Now that Marvel’s Darth Vader series has been rebooted, we take a look back at the first issue of Kieron Gillen’s excellent original run…
Along with the announcement of a brand new Star Wars comic series from Marvel, a second ongoing title was announced: Darth Vader! This tragic villain has managed to strike a chord with audiences across the world, with his ominous breathing, his expressionless mask and tragic backstory. Darth Vader was a broken man, shut off from the outside world by a suit of armour, not unlike another Marvel icon…
That’s right! The creative force behind this book, writer Kieron Gillen and Salvador Larocca, have both been behind some of Iron Man’s latest comic book stories, and their work with men in machines translates very well to Darth Vader #1. As an added bonus, the cover work is none by none other than Iron Man: Extremis artist Adi Granov, who always manages to pull off dynamic covers starring the cybernetic man in black.
As for the story, it starts just after the events of the first Star Wars film and, more specifically, after the opening arc of Aaron and Cassaday’s Star Wars comic. Here we see Darth Vader in an unusual position; not only has he failed his Emperor and Sith master once, with the Death Star’s destruction, but he has also failed once more after the Rebel incursion of the Cymoon One factory. In an almost dark mirror image of Luke Skywalker’s entrance in Return of the Jedi, Vader follows the pathway his son will take in about 4 years time. He walks silently through the gigantic entrance door to Jabba’s palace, he murders two Gammoran guards and threatens Bib Fortuna with his lightsaber, demanding audience with the Hutt.
Jabba and Vader have their informal conference, surrounded by the scum of Tatooine and Boba Fett. Like with Leia’s underestimation of the powers of the Sith in Star Wars #1, Jabba too makes that mistake, even infuriating the impatient Lord Vader by calling him a “Jedi”. An attempt is made on Vader’s life, resulting in the slaughter of more guards and criminals. Turning to his favourite of weapons, Darth Vader performs his famous Force Choke on the Hutt, a foreshadowing of his final fate, and pushes Jabba into an agreement to supply the Empire with whatever materials they need. For Vader, a mission accomplished.

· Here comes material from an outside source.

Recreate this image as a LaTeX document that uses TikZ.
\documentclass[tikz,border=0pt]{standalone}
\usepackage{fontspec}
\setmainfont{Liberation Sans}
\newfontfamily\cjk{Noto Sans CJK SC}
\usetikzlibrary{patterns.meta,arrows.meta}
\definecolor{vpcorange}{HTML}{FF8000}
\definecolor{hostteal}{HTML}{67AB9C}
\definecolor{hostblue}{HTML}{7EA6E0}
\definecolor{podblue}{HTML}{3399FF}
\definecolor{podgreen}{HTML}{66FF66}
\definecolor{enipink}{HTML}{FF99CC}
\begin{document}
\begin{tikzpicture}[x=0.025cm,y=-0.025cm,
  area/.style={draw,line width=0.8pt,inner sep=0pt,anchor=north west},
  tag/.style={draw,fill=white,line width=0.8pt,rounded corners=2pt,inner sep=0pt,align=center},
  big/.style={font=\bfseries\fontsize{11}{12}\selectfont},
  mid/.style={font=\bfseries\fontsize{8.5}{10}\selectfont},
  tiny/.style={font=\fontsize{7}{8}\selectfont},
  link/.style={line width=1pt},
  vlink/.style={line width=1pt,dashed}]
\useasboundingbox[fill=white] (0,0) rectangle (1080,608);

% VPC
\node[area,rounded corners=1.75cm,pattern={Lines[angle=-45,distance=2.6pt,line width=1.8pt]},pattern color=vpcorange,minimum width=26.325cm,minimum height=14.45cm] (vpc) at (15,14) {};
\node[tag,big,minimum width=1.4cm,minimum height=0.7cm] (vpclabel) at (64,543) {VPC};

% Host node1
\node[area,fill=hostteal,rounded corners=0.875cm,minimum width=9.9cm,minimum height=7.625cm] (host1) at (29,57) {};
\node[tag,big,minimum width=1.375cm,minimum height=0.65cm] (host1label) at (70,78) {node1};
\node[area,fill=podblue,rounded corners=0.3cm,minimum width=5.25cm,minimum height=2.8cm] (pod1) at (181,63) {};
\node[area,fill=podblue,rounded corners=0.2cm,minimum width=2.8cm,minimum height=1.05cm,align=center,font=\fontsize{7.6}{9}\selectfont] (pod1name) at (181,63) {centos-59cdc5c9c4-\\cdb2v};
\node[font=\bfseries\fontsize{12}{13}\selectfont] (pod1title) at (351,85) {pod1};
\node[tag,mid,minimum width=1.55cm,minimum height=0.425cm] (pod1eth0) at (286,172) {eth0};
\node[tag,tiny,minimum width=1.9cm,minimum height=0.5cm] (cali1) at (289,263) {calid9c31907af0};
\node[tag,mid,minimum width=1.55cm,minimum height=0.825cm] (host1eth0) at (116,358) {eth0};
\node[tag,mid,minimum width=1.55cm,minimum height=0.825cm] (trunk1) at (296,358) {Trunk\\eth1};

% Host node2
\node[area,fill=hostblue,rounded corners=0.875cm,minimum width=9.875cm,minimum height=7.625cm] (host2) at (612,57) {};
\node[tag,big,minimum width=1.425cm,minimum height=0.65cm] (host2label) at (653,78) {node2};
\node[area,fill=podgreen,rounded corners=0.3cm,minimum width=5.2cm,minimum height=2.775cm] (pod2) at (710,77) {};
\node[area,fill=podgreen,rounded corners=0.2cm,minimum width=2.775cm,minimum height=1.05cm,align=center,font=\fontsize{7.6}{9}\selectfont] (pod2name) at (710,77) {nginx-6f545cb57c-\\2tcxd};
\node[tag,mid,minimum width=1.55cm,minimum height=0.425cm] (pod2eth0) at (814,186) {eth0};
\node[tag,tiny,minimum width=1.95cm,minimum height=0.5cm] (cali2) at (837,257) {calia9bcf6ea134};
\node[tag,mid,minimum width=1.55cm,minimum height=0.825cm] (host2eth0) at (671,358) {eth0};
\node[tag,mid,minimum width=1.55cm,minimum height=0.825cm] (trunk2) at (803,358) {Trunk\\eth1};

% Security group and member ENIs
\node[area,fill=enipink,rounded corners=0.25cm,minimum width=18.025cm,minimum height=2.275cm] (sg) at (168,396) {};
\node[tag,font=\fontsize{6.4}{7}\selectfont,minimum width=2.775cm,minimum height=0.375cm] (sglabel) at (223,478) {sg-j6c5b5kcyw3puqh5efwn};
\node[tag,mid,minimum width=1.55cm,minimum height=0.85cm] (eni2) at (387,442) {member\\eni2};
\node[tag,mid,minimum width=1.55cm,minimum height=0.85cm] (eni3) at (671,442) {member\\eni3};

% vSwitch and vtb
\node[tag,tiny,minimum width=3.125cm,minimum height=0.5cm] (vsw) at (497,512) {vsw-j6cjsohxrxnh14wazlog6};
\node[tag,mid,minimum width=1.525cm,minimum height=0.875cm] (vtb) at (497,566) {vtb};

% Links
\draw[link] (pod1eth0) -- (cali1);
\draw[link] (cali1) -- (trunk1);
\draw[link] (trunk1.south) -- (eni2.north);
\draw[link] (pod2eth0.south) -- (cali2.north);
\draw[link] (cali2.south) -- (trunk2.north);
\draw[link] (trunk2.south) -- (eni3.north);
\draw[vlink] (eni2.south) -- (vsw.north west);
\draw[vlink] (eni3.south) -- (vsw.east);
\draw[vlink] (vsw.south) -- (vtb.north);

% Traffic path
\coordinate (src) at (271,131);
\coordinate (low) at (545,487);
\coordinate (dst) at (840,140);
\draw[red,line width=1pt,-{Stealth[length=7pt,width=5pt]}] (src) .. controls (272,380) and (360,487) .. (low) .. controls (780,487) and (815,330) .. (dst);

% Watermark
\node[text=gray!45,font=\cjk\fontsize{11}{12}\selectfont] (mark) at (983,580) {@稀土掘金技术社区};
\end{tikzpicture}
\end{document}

Once the agreement is struck, time turns back eighteen hours, and Emperor Palpatine is chiding Vader for his defeats at the hands of the Rebels. Soon after, a reveal is made: not all of the commanders of the Death Star perished in the explosion. General, now Grand General, Cassius Tagge survived the destruction as he was investigating the false claims of a Rebel base on Dantooine. With clever writing on the part of Gillen, a small character part has bloomed into a larger antagonist and even worse: he’s now Vader’s boss!
The issue comes to a close with some good-old fashioned Sith treachery and betrayal. Asked about anything else Vader should inform the Emperor of, Vader willingly withholds information regarding Kenobi’s survival and death and a close encounter with the boy strong enough in the Force to destroy the Death Star and wield a familiar lightsaber. Back to the present time on Tatooine, Vader has held a second, secret meeting with Boba Fett and his Wookiee compatriot, Krrsantan, turning the recurring bounty hunter into more of a foil for Han Solo. It is at this point that Vader has officially begun the path that leads to his revelation on Cloud City: “No, I am your father.” How Boba Fett performs in his duty will soon be seen. In a final splash page, Darth Vader hearkens back to the loss of his mother, by once more slaughtering the Tusken Raiders. Not just the men, but the women and children too.
This opening issue of Darth Vader was full of excitement and, more importantly, real consequences for his failures that we never got to see on screen. Having Darth Vader start from the bottom in this series will go a long way to show him rise back to the top and regain his master’s favour that we see in Episodes Five and Six. Gillen’s writing of Darth Vader is perfect, you can hear James Earl Jones’ deep, foreboding voice within your head, amongst the breathing of his apparatus, while his mechanical look is perfectly captured by Larocca and colourist Edgar Delgado, whose Spider-Man work with Humberto Ramos has made me a fan, chooses a fine colour palate for the darker side of the Star Wars world, even making Vader’s helmet shine perfectly on sandy Tatooine.
Everything about this issue feels like a Star Wars book, and the chance to focus on our favourite Dark Lord himself is a treat no fan should pass up. Even the strong ties this book has with the ongoing Star Wars series shows how strongly committed Marvel Comics is to deliver the very best of stories it can tell in that galaxy far, far away and keep a tight continuity that fits in with the films and other expanded universe media. The first step has been taken, and I look forward to where this journey takes us.